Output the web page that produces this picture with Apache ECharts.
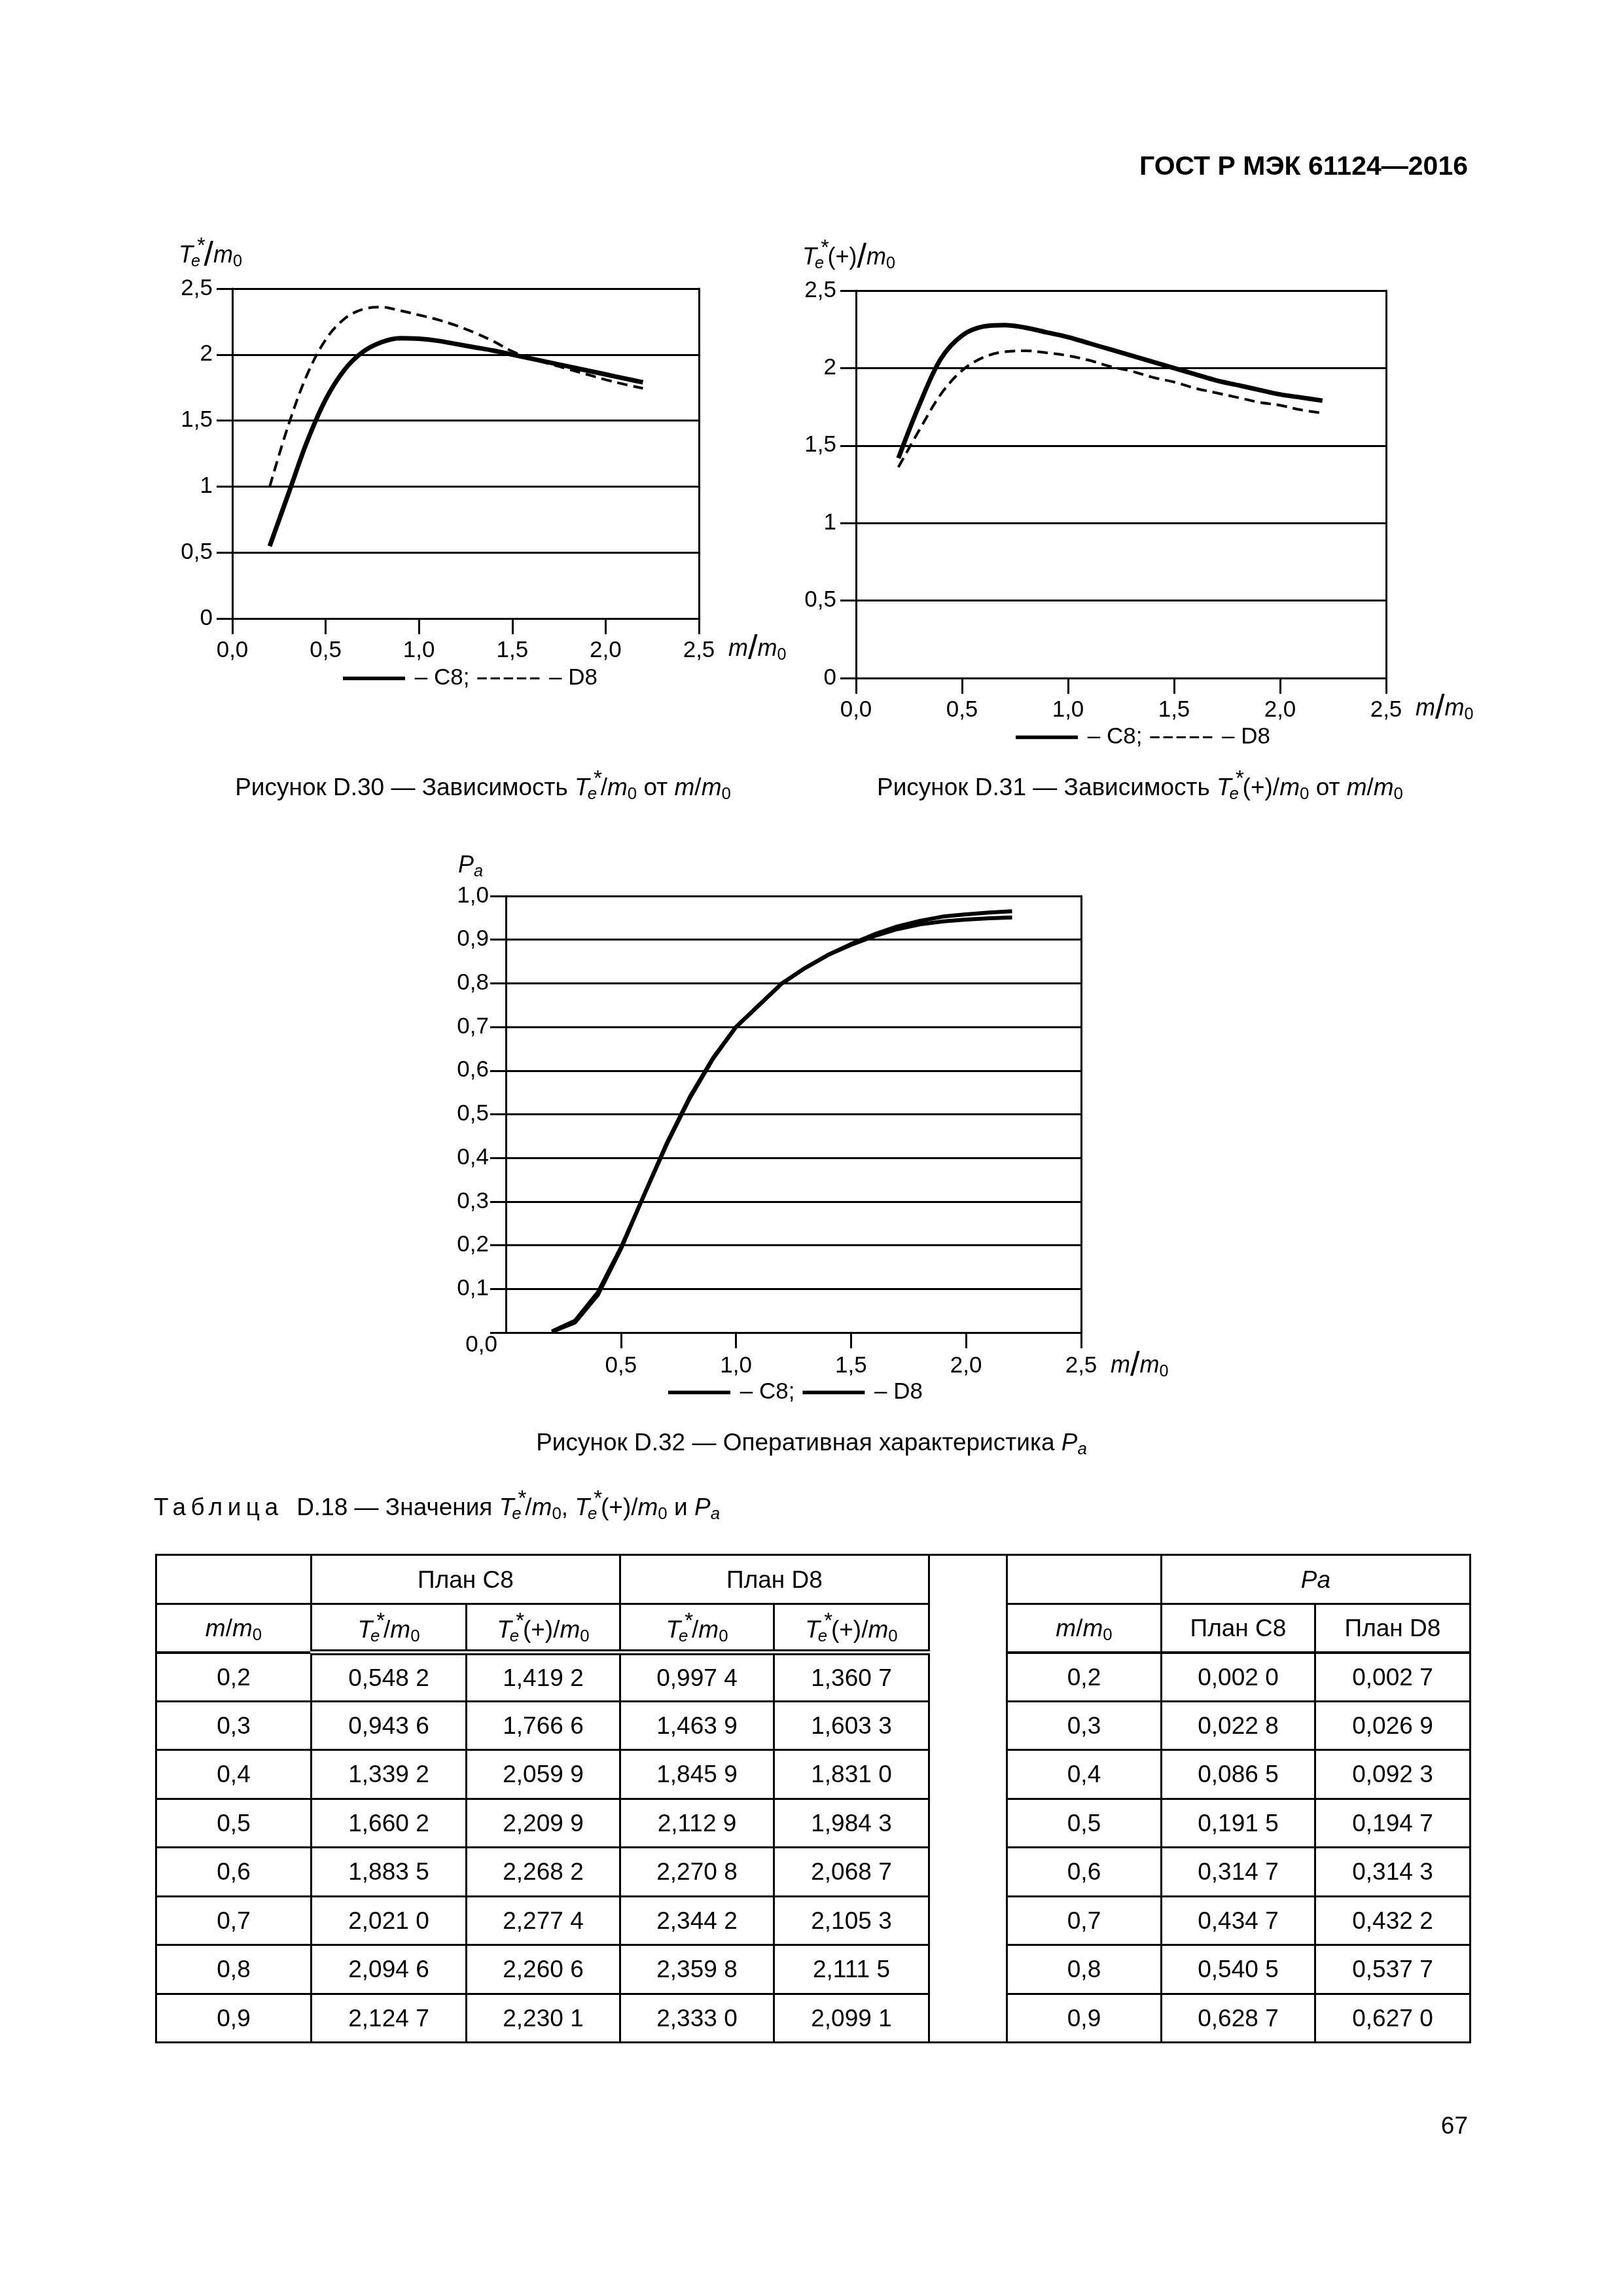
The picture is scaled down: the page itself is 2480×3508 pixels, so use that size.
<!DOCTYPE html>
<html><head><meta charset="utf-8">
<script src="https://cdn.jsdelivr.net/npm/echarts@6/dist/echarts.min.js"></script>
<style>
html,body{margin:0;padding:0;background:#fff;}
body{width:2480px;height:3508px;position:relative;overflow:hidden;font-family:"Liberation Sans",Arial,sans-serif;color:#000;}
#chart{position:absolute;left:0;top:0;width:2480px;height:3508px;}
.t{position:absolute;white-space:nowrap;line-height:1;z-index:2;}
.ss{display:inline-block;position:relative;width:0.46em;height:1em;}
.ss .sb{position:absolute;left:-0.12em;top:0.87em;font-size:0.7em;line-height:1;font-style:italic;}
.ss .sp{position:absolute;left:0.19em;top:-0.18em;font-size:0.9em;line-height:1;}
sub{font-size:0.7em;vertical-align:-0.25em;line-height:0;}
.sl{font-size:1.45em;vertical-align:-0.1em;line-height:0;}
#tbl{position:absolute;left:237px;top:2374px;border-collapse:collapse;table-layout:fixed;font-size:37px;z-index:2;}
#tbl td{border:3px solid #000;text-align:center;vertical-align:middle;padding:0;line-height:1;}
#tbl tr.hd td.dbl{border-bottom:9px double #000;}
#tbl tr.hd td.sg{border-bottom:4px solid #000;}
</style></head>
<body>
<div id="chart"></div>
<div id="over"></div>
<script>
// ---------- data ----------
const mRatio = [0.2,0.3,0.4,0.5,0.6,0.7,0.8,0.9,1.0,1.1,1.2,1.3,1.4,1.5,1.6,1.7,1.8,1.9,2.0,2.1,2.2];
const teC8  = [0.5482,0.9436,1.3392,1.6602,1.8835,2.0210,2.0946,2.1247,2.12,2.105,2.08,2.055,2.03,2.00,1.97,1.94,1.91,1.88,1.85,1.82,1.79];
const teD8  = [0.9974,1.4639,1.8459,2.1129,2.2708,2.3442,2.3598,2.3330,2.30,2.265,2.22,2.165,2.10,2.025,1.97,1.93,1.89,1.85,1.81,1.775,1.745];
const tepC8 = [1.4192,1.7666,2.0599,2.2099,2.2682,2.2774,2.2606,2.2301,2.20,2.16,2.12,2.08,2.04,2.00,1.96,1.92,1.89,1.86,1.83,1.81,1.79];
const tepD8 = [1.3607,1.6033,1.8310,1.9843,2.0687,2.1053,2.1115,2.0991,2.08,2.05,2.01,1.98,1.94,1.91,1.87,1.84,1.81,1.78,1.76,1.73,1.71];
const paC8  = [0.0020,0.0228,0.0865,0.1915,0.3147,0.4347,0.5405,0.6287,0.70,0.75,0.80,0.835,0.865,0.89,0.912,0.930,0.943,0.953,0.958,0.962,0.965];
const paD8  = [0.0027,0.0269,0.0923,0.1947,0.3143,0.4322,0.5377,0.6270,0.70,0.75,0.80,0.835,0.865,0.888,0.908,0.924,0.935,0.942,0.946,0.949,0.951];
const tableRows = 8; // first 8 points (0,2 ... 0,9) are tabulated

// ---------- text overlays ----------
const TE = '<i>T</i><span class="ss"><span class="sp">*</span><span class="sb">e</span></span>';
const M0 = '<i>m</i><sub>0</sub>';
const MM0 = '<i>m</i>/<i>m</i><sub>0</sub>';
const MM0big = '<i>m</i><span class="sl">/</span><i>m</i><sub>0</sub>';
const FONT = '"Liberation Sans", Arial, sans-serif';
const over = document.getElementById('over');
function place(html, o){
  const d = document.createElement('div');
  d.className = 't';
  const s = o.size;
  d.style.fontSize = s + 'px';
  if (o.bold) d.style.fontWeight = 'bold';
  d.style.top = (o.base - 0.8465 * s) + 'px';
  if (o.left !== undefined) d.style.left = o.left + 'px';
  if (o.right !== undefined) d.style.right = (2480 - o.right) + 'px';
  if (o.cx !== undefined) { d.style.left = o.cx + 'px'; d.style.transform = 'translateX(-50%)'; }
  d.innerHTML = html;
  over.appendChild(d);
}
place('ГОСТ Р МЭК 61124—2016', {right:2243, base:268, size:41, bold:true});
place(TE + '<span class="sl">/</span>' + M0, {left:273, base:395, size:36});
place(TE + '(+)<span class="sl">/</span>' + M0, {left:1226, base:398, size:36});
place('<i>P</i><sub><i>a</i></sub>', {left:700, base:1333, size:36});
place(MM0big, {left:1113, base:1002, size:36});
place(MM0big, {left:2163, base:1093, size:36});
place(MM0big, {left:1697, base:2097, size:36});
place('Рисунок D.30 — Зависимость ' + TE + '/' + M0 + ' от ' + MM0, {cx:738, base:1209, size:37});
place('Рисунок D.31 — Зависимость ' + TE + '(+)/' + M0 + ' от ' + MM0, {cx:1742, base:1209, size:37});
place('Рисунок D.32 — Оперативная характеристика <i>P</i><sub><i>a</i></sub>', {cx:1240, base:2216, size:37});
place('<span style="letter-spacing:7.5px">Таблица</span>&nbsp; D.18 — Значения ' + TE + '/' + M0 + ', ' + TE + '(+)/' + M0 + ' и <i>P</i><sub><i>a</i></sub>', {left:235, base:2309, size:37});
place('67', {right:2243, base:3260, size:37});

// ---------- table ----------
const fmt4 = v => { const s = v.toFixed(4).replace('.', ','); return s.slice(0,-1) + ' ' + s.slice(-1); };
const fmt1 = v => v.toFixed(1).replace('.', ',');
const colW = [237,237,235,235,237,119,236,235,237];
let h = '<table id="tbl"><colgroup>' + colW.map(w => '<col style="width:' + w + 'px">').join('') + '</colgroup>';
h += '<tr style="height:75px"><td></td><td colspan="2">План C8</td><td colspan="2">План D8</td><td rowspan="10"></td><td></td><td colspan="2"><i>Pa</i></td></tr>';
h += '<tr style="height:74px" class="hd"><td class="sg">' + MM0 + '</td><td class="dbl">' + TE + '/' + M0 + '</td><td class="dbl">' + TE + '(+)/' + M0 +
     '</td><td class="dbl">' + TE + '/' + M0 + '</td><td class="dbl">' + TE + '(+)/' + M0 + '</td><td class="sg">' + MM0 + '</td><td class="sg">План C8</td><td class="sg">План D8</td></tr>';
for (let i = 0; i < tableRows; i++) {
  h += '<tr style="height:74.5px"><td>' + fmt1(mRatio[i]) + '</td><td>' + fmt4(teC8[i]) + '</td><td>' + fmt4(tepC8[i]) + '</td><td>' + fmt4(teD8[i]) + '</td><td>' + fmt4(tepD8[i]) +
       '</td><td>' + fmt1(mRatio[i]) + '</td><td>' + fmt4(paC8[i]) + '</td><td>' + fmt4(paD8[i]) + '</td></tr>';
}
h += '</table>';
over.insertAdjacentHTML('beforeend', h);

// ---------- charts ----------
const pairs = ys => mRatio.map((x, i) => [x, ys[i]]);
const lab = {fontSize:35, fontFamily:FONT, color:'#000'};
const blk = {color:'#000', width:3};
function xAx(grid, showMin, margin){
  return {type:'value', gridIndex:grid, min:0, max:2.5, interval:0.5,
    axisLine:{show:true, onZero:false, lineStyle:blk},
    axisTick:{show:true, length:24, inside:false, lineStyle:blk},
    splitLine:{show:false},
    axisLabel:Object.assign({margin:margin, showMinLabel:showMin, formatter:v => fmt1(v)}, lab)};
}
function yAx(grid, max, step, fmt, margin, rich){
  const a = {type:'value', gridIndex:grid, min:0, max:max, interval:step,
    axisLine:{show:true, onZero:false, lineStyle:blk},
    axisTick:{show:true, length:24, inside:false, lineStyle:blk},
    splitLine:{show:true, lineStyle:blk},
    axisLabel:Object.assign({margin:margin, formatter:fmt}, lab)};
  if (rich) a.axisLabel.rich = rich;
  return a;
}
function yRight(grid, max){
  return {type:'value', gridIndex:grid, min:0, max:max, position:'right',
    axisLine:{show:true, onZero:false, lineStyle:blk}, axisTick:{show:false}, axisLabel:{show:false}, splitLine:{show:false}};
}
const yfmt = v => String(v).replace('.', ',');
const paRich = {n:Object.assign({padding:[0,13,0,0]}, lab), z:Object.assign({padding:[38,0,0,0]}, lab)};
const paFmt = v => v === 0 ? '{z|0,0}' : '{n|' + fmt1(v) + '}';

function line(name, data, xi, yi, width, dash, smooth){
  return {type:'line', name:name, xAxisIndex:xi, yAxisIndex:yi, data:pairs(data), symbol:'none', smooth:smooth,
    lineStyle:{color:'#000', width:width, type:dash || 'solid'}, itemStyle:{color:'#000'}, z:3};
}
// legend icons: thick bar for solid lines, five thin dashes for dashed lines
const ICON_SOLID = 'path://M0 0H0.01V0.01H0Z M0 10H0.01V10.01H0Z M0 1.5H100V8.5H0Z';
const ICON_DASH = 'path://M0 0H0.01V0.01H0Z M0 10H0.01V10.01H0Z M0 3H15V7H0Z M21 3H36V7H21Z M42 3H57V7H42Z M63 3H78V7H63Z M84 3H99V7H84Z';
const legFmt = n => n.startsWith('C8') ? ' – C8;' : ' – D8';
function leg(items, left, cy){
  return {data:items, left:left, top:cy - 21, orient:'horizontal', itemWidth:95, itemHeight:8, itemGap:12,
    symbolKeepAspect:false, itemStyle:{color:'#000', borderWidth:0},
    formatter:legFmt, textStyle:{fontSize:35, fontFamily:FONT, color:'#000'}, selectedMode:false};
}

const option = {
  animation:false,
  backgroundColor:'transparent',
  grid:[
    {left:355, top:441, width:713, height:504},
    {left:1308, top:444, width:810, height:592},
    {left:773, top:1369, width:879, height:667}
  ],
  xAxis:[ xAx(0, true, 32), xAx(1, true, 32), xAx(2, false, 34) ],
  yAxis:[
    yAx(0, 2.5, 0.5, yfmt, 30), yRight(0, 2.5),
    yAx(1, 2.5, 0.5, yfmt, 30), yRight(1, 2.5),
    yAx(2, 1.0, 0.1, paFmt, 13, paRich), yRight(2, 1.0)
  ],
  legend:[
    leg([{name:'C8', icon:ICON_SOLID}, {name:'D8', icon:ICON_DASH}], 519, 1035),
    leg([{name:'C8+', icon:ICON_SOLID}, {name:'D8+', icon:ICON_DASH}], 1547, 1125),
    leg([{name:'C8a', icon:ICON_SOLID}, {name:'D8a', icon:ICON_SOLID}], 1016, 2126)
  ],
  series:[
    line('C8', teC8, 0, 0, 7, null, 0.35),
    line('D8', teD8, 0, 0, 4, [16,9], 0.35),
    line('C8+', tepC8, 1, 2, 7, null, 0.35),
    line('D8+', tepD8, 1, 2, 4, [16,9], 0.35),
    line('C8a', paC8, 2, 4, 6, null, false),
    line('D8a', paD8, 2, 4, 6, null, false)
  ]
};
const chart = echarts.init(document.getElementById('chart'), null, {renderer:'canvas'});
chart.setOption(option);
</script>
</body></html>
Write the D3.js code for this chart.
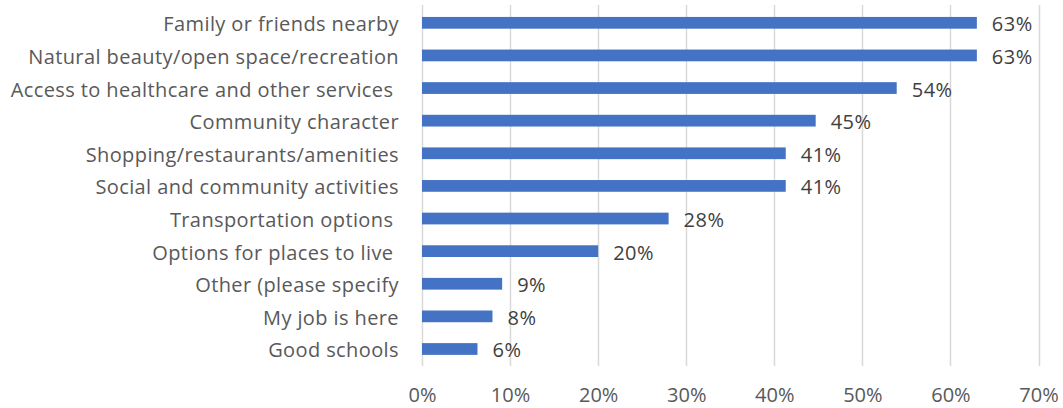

::::

Filter lines by "page" and return each hit.

• **Complete response**
Output the web page that produces this picture with Apache ECharts.
The picture is scaled down: the page itself is 2480×3508 pixels, so use that size.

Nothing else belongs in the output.